Contribution of single channels in Eq. (2) to $d{Y}_n/dt$ obtained with different reaction rates in the hot dynamical scenario. The exact neutron abundance $Y_n$ (black circles) are compared with those predicted by Eq. (4) assuming quasiequilibrium (green line).

Figure 7

Impact of single fission channels on the abundances of nuclei with $A\gtrsim 250$ at 1 d (top panels) and on the evolution of $A=254$ abundances (bottom panels) for the hot dynamical ejecta. The different curves show the abundances predicted when different fission channels are suppressed: $\beta$-delayed fission ($\beta$fis, red dashed line), spontaneous fission ($\mathit{sf}$, yellow dashed line) and neutron-induced fission ($(n,f)$, gray dashed line). The purple solid line corresponds to standard calculations, when all the fission are included.
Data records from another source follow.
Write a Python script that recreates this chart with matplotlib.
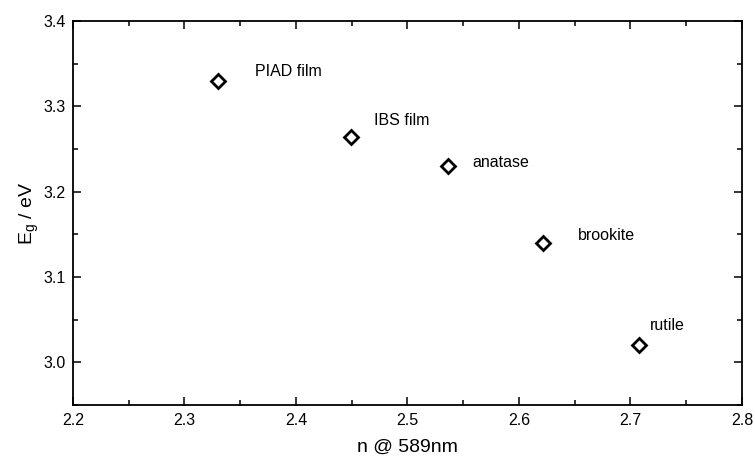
import matplotlib
matplotlib.use("Agg")
import matplotlib.pyplot as plt
from matplotlib.ticker import MultipleLocator

plt.rcParams['font.family'] = ['Liberation Sans', 'DejaVu Sans']

# data
names = ["PIAD film", "IBS film", "anatase", "brookite", "rutile"]
n_589 = [2.330, 2.449, 2.536, 2.622, 2.708]
eg = [3.330, 3.264, 3.230, 3.140, 3.020]

# label anchor positions (data coords)
label_x = [2.363, 2.470, 2.558, 2.653, 2.717]
label_y = [3.341, 3.283, 3.234, 3.149, 3.043]

fig = plt.figure(figsize=(7.55, 4.59), dpi=100)
ax = fig.add_axes([0.0967, 0.1176, 0.886, 0.837])

ax.plot(n_589, eg, linestyle='none', marker='D', markersize=7.3,
        markerfacecolor='white', markeredgecolor='black', markeredgewidth=2)

for name, lx, ly in zip(names, label_x, label_y):
    ax.text(lx, ly, name, fontsize=11.5, va='center', ha='left')

ax.set_xlim(2.2, 2.8)
ax.set_ylim(2.95, 3.4)
ax.xaxis.set_major_locator(MultipleLocator(0.1))
ax.xaxis.set_minor_locator(MultipleLocator(0.05))
ax.yaxis.set_major_locator(MultipleLocator(0.1))
ax.yaxis.set_minor_locator(MultipleLocator(0.05))
ax.xaxis.set_major_formatter(plt.FormatStrFormatter('%.1f'))
ax.yaxis.set_major_formatter(plt.FormatStrFormatter('%.1f'))

ax.tick_params(which='both', direction='in', top=True, right=True, width=1.1,
               labelsize=11.5)
ax.tick_params(which='major', length=6)
ax.tick_params(which='minor', length=3.5)
ax.tick_params(axis='x', which='major', pad=5.5)
ax.tick_params(axis='y', which='major', pad=5)
for sp in ax.spines.values():
    sp.set_linewidth(1.3)

ax.set_xlabel("n @ 589nm", fontsize=14, labelpad=8)
ax.set_ylabel("E$_\\mathregular{g}$ / eV", fontsize=14, labelpad=2)

fig.savefig("out.png", dpi=100)
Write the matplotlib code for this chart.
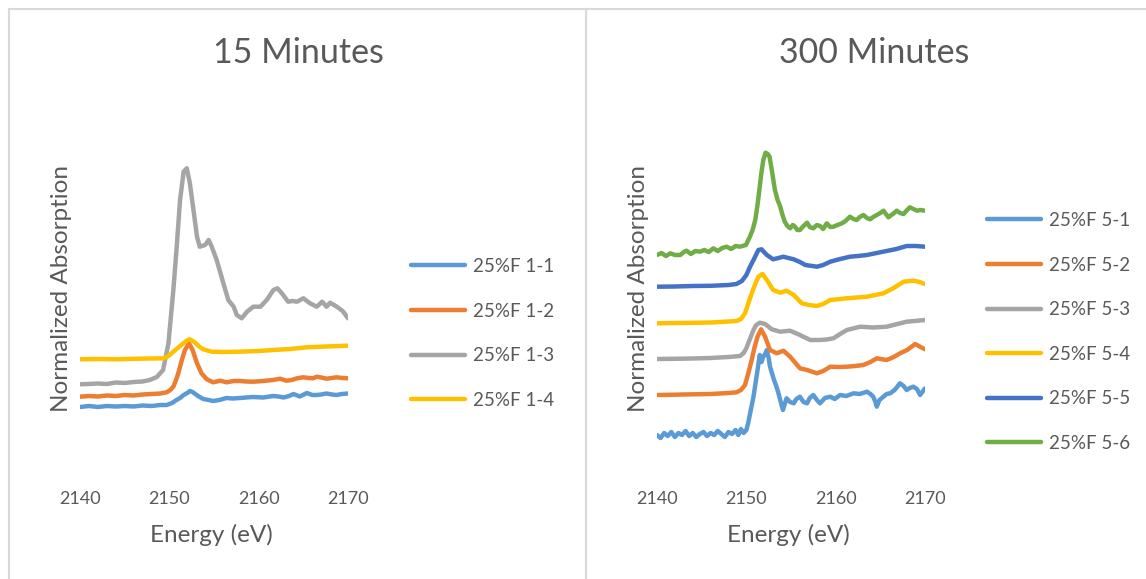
import matplotlib
matplotlib.use("Agg")
import matplotlib.pyplot as plt
from matplotlib.lines import Line2D

plt.rcParams['font.family'] = ['Lato', 'DejaVu Sans']

TEXT = '#595959'
GRID_BORDER = '#D9D9D9'

# ---- 15 minute scans (energy in eV, stacked normalized absorption) ----
e_1_1 = [2140, 2141, 2142, 2143, 2144, 2145, 2146, 2147, 2148, 2149, 2149.7, 2150.3, 2150.8, 2151.2,
         2151.6, 2152.0, 2152.3, 2152.6, 2152.9, 2153.3, 2153.8, 2154.4, 2154.9, 2155.6, 2156.4, 2157.1,
         2157.9, 2158.6, 2159.4, 2160.5, 2161.6, 2162.2, 2162.8, 2163.4, 2163.9, 2164.6, 2165.4, 2166.0,
         2166.5, 2167.0, 2167.6, 2168.2, 2168.7, 2169.3, 2170]
a_1_1 = [0.53, 0.54, 0.53, 0.54, 0.535, 0.54, 0.535, 0.545, 0.54, 0.55, 0.55, 0.57, 0.60, 0.62, 0.65,
         0.67, 0.69, 0.68, 0.66, 0.635, 0.61, 0.60, 0.59, 0.60, 0.62, 0.615, 0.62, 0.625, 0.63, 0.625,
         0.64, 0.635, 0.625, 0.64, 0.66, 0.635, 0.67, 0.65, 0.65, 0.655, 0.665, 0.655, 0.65, 0.66, 0.665]

e_1_2 = [2140, 2141, 2142, 2143, 2144, 2145, 2146, 2147, 2148, 2149, 2149.7, 2150.1, 2150.45, 2150.75,
         2151.0, 2151.4, 2151.75, 2152.2, 2152.6, 2153.1, 2153.6, 2154.2, 2154.9, 2155.7, 2156.4, 2157.2,
         2157.9, 2158.6, 2159.4, 2160.5, 2161.6, 2162.4, 2163.1, 2163.7, 2164.3, 2165.0, 2165.6, 2166.1,
         2166.5, 2167.0, 2167.6, 2168.2, 2168.7, 2169.4, 2170]
a_1_2 = [0.633, 0.64, 0.635, 0.645, 0.64, 0.65, 0.645, 0.655, 0.66, 0.665, 0.677, 0.70, 0.733, 0.80,
         0.867, 1.00, 1.10, 1.167, 1.10, 0.967, 0.867, 0.807, 0.777, 0.793, 0.777, 0.79, 0.79, 0.785,
         0.783, 0.79, 0.80, 0.813, 0.793, 0.80, 0.817, 0.827, 0.82, 0.817, 0.833, 0.825, 0.813, 0.82,
         0.827, 0.82, 0.817]

e_1_3 = [2140, 2141, 2142, 2143, 2144, 2145, 2146, 2147, 2147.8, 2148.6, 2149.3, 2149.9, 2150.45, 2150.8,
         2151.2, 2151.6, 2151.95, 2152.3, 2152.7, 2153.1, 2153.4, 2154.0, 2154.4, 2154.75, 2155.3, 2156.05,
         2156.6, 2157.2, 2157.55, 2158.1, 2158.7, 2159.4, 2160.2, 2160.9, 2161.65, 2162.1, 2162.6, 2163.3,
         2163.8, 2164.3, 2165.0, 2165.75, 2166.5, 2167.1, 2167.6, 2168.0, 2168.75, 2169.4, 2170]
a_1_3 = [0.757, 0.76, 0.765, 0.76, 0.775, 0.77, 0.78, 0.785, 0.80, 0.83, 0.90, 1.167, 1.70, 2.10, 2.60,
         2.883, 2.917, 2.767, 2.50, 2.233, 2.133, 2.15, 2.20, 2.133, 2.00, 1.767, 1.60, 1.533, 1.45, 1.417,
         1.483, 1.533, 1.533, 1.60, 1.70, 1.717, 1.667, 1.583, 1.59, 1.583, 1.617, 1.567, 1.533, 1.583,
         1.533, 1.573, 1.533, 1.49, 1.417]

e_1_4 = [2140, 2142, 2144, 2146, 2148, 2149.3, 2149.9, 2150.45, 2150.8, 2151.2, 2151.6, 2151.95, 2152.3,
         2152.9, 2153.4, 2153.8, 2154.75, 2156, 2157.9, 2160, 2161.65, 2163.5, 2165.4, 2167.5, 2170]
a_1_4 = [1.007, 1.01, 1.007, 1.012, 1.015, 1.017, 1.04, 1.083, 1.11, 1.14, 1.17, 1.193, 1.207, 1.173,
         1.13, 1.107, 1.083, 1.08, 1.083, 1.09, 1.10, 1.11, 1.127, 1.135, 1.143]

# ---- 300 minute scans ----
e_5_1 = [2140, 2140.4, 2140.8, 2141.2, 2141.6, 2142.0, 2142.4, 2142.8, 2143.2, 2143.6, 2144.0, 2144.4,
         2144.8, 2145.2, 2145.6, 2146.0, 2146.4, 2146.8, 2147.2, 2147.6, 2148.0, 2148.4, 2148.8, 2149.1,
         2149.4, 2149.7, 2150.0, 2150.2, 2150.5, 2150.8, 2151.0, 2151.2, 2151.5, 2151.7, 2151.9, 2152.1,
         2152.3, 2152.5, 2152.65, 2152.9, 2153.1, 2153.35, 2153.6, 2153.85, 2154.1, 2154.3, 2154.5, 2154.9,
         2155.3, 2155.6, 2156.0, 2156.4, 2156.8, 2157.1, 2157.5, 2157.9, 2158.25, 2158.8, 2159.4, 2159.9,
         2160.5, 2161.2, 2162.0, 2162.7, 2163.5, 2163.9, 2164.2, 2164.45, 2164.6, 2164.9, 2165.35, 2165.7,
         2166.1, 2166.6, 2167.2, 2167.6, 2167.95, 2168.3, 2168.7, 2169.1, 2169.45, 2169.7, 2170]
a_5_1 = [0.25, 0.22, 0.27, 0.24, 0.28, 0.23, 0.27, 0.25, 0.29, 0.24, 0.27, 0.23, 0.26, 0.28, 0.24, 0.27,
         0.25, 0.29, 0.26, 0.23, 0.28, 0.26, 0.30, 0.25, 0.31, 0.27, 0.30, 0.367, 0.50, 0.633, 0.75, 0.867,
         1.05, 0.98, 1.033, 1.06, 1.10, 1.02, 0.933, 0.86, 0.80, 0.74, 0.667, 0.58, 0.50, 0.56, 0.617,
         0.58, 0.567, 0.61, 0.633, 0.58, 0.567, 0.62, 0.65, 0.60, 0.567, 0.62, 0.633, 0.61, 0.65, 0.64,
         0.667, 0.66, 0.683, 0.66, 0.633, 0.58, 0.533, 0.60, 0.633, 0.66, 0.667, 0.70, 0.767, 0.74, 0.70,
         0.72, 0.733, 0.71, 0.65, 0.68, 0.717]

e_5_2 = [2140, 2142, 2144, 2146, 2148, 2148.9, 2149.4, 2149.85, 2150.2, 2150.6, 2150.9, 2151.25, 2151.65,
         2152.1, 2152.65, 2153.4, 2154.15, 2154.9, 2155.5, 2156.0, 2156.8, 2157.9, 2158.6, 2159.4, 2160.3,
         2161.25, 2162.2, 2163.1, 2163.9, 2164.6, 2165.7, 2166.5, 2167.2, 2168.0, 2168.9, 2169.5, 2170]
a_5_2 = [0.65, 0.653, 0.657, 0.66, 0.67, 0.677, 0.70, 0.75, 0.86, 1.00, 1.12, 1.233, 1.307, 1.233, 1.10,
         1.067, 1.093, 1.033, 0.97, 0.917, 0.90, 0.867, 0.89, 0.933, 0.93, 0.933, 0.94, 0.95, 0.98, 1.017,
         1.00, 1.03, 1.067, 1.10, 1.16, 1.13, 1.107]

e_5_3 = [2140, 2142, 2144, 2146, 2148, 2149.3, 2149.7, 2150.0, 2150.4, 2150.8, 2151.1, 2151.5, 2152.1,
         2152.85, 2153.8, 2154.9, 2156.0, 2157.15, 2158.25, 2159.0, 2159.75, 2160.5, 2161.25, 2162.75,
         2164.2, 2165.7, 2167.95, 2170]
a_5_3 = [1.01, 1.012, 1.015, 1.02, 1.03, 1.04, 1.07, 1.117, 1.21, 1.30, 1.35, 1.373, 1.36, 1.307, 1.283,
         1.293, 1.25, 1.20, 1.20, 1.205, 1.217, 1.26, 1.30, 1.333, 1.325, 1.333, 1.383, 1.40]

e_5_4 = [2140, 2142, 2144, 2146, 2148, 2148.9, 2149.4, 2149.85, 2150.2, 2150.6, 2151.0, 2151.35, 2151.8,
         2152.3, 2153.0, 2153.8, 2154.5, 2155.3, 2156.2, 2157.0, 2157.9, 2158.6, 2159.4, 2161.25, 2163.5,
         2165.35, 2166.5, 2167.6, 2168.7, 2169.4, 2170]
a_5_4 = [1.367, 1.37, 1.372, 1.375, 1.385, 1.39, 1.41, 1.467, 1.56, 1.667, 1.76, 1.833, 1.86, 1.80, 1.70,
         1.673, 1.693, 1.65, 1.567, 1.55, 1.54, 1.56, 1.60, 1.617, 1.633, 1.667, 1.72, 1.783, 1.793, 1.78,
         1.76]

e_5_5 = [2140, 2142, 2144, 2146, 2148, 2148.9, 2149.5, 2150.0, 2150.4, 2150.8, 2151.35, 2151.7, 2152.3,
         2153.0, 2153.6, 2154.15, 2154.7, 2155.3, 2156.0, 2156.6, 2157.9, 2158.6, 2159.4, 2160.5, 2161.6,
         2162.5, 2163.5, 2164.6, 2165.7, 2166.8, 2167.95, 2169, 2170]
a_5_5 = [1.733, 1.735, 1.74, 1.742, 1.75, 1.76, 1.79, 1.85, 1.93, 2.00, 2.10, 2.107, 2.05, 2.007, 2.02,
         2.033, 2.02, 2.007, 1.98, 1.95, 1.933, 1.95, 1.983, 2.01, 2.033, 2.04, 2.05, 2.07, 2.09, 2.11,
         2.14, 2.14, 2.133]

e_5_6 = [2140, 2140.5, 2141, 2141.5, 2142, 2142.6, 2143, 2143.3, 2143.8, 2144.3, 2144.8, 2145.3, 2145.8,
         2146.3, 2146.8, 2147.3, 2147.8, 2148.3, 2148.8, 2149.3, 2149.95, 2150.4, 2150.7, 2151.0, 2151.25,
         2151.5, 2151.7, 2151.9, 2152.15, 2152.4, 2152.6, 2152.85, 2153.2, 2153.5, 2153.8, 2154.05, 2154.3,
         2154.6, 2154.9, 2155.2, 2155.45, 2155.7, 2156.0, 2156.4, 2156.8, 2157.1, 2157.5, 2157.9, 2158.25,
         2158.6, 2159.0, 2159.4, 2159.75, 2160.2, 2160.7, 2161.1, 2161.6, 2162.0, 2162.35, 2162.7, 2163.1,
         2163.5, 2163.85, 2164.2, 2164.6, 2165.0, 2165.35, 2165.9, 2166.4, 2166.85, 2167.2, 2167.6, 2168.0,
         2168.3, 2168.7, 2169.1, 2169.5, 2170]
a_5_6 = [2.05, 2.07, 2.04, 2.067, 2.05, 2.05, 2.08, 2.093, 2.06, 2.09, 2.083, 2.10, 2.08, 2.117, 2.09,
         2.12, 2.133, 2.11, 2.14, 2.133, 2.15, 2.233, 2.30, 2.40, 2.55, 2.733, 2.88, 3.00, 3.073, 3.06,
         3.033, 2.90, 2.70, 2.60, 2.533, 2.45, 2.383, 2.34, 2.317, 2.35, 2.333, 2.30, 2.30, 2.34, 2.373,
         2.33, 2.317, 2.35, 2.34, 2.31, 2.367, 2.33, 2.333, 2.35, 2.367, 2.39, 2.433, 2.41, 2.40, 2.43,
         2.45, 2.42, 2.407, 2.43, 2.45, 2.47, 2.493, 2.427, 2.46, 2.493, 2.47, 2.46, 2.50, 2.527, 2.51,
         2.493, 2.50, 2.493]

labels_15 = ['25%F 1-1', '25%F 1-2', '25%F 1-3', '25%F 1-4']
labels_300 = ['25%F 5-1', '25%F 5-2', '25%F 5-3', '25%F 5-4', '25%F 5-5', '25%F 5-6']
colors = ['#5B9BD5', '#ED7D31', '#A5A5A5', '#FFC000', '#4472C4', '#70AD47']
x_ticks = [2140, 2150, 2160, 2170]

series_15 = [(e_1_1, a_1_1), (e_1_2, a_1_2), (e_1_3, a_1_3), (e_1_4, a_1_4)]
series_300 = [(e_5_1, a_5_1), (e_5_2, a_5_2), (e_5_3, a_5_3), (e_5_4, a_5_4),
              (e_5_5, a_5_5), (e_5_6, a_5_6)]

W, H = 1146, 579
fig = plt.figure(figsize=(W / 100, H / 100), dpi=100)
fig.patch.set_facecolor('white')

LW = 3.2


def px(x, y):
    return x / W, 1 - y / H


def panel(left_px, title, title_x, series, labels, legend_xy):
    ax = fig.add_axes([left_px / W, 1 - 470 / H, 268 / W, 340 / H])
    for (e, a), lab, c in zip(series, labels, colors):
        ax.plot(e, a, color=c, lw=LW, label=lab, solid_capstyle='round', solid_joinstyle='round')
    ax.set_xlim(2140, 2170)
    ax.set_ylim(-0.1, 3.3)
    ax.set_xticks(x_ticks)
    ax.set_yticks([])
    for s in ax.spines.values():
        s.set_visible(False)
    ax.tick_params(axis='x', length=0, pad=15, labelsize=13, labelcolor=TEXT)
    ax.set_xlabel('Energy (eV)', fontsize=17.5, color=TEXT)
    ax.xaxis.set_label_coords(0.49, -0.16)
    ax.set_ylabel('Normalized Absorption', fontsize=17.5, color=TEXT)
    ax.yaxis.set_label_coords(-0.028, 0.535)
    fig.text(*px(title_x, 53), title, fontsize=24.5, color=TEXT, ha='center', va='center')
    leg = ax.legend(loc='upper left', bbox_to_anchor=px(*legend_xy), bbox_transform=fig.transFigure,
                    frameon=False, fontsize=13.5, handlelength=2.9, handletextpad=0.4,
                    labelspacing=1.47, borderpad=0, borderaxespad=0)
    for t in leg.get_texts():
        t.set_color(TEXT)
    for ln in leg.get_lines():
        ln.set_linewidth(LW)
    return ax


panel(80, '15 Minutes', 298, series_15, labels_15, (411, 258))
panel(657, '300 Minutes', 874, series_300, labels_300, (987, 212))

# chart-area borders
for line in ([(9, 9), (9, H)], [(586, 586), (9, H)], [(9, W), (9, 9)]):
    xs, ys = line
    fig.add_artist(Line2D([x / W for x in xs], [1 - y / H for y in ys],
                          transform=fig.transFigure, color=GRID_BORDER, lw=1.5))

fig.savefig('out.png', dpi=100, facecolor='white')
Left, middle, and right panels correspond to $\text{FRDM}+\text{TF}$, HFB14, and BCPM, respectively.

Figure 8

Neutron-induced fission (black circles) and neutron capture (green triangles) stellar reaction rates predicted at $T=0.64$ GK (solid lines, solid symbols) and $T=0,12$ GK (dotted lines, hollow symbols) by $\text{FRDM}+\text{TF}$ (left panel), HFB14 (middle panel), and BCPM (right panel).

Figure 9

Evolution of the total $220\le A\le 230$ abundance predicted by $\text{FRDM}+\text{TF}$ (solid lines), HFB14 (dotted lines), and BCPM (dashed lines) for different trajectories.

Figure 10

Radioactive energy emitted by $\beta$ decay (gray lines), $\alpha$ decay (blue lines), and fission (red lines) as a function of time for different ejecta conditions: dynamical hot (solid lines), dynamical cold (dash-dotted lines), and accretion disk (dotted lines). Top, middle, and bottom panel shows the results predicted by $\text{FRDM}+\text{TF}$, HFB14, and BCPM, respectively.

Figure 11

Top: Ejecta heating rate as a function of time predicted with BCPM (dash lines), HFB14 (dotted lines), and $\text{FRDM}+\text{TF}$ (solid lines) for different scenarios. Bottom: Evolution of the ratio between ejecta heating rates for different scenarios: $\text{FRDM}+\text{TF}$/BCPM (solid lines) and HFB14/BCPM (dotted lines).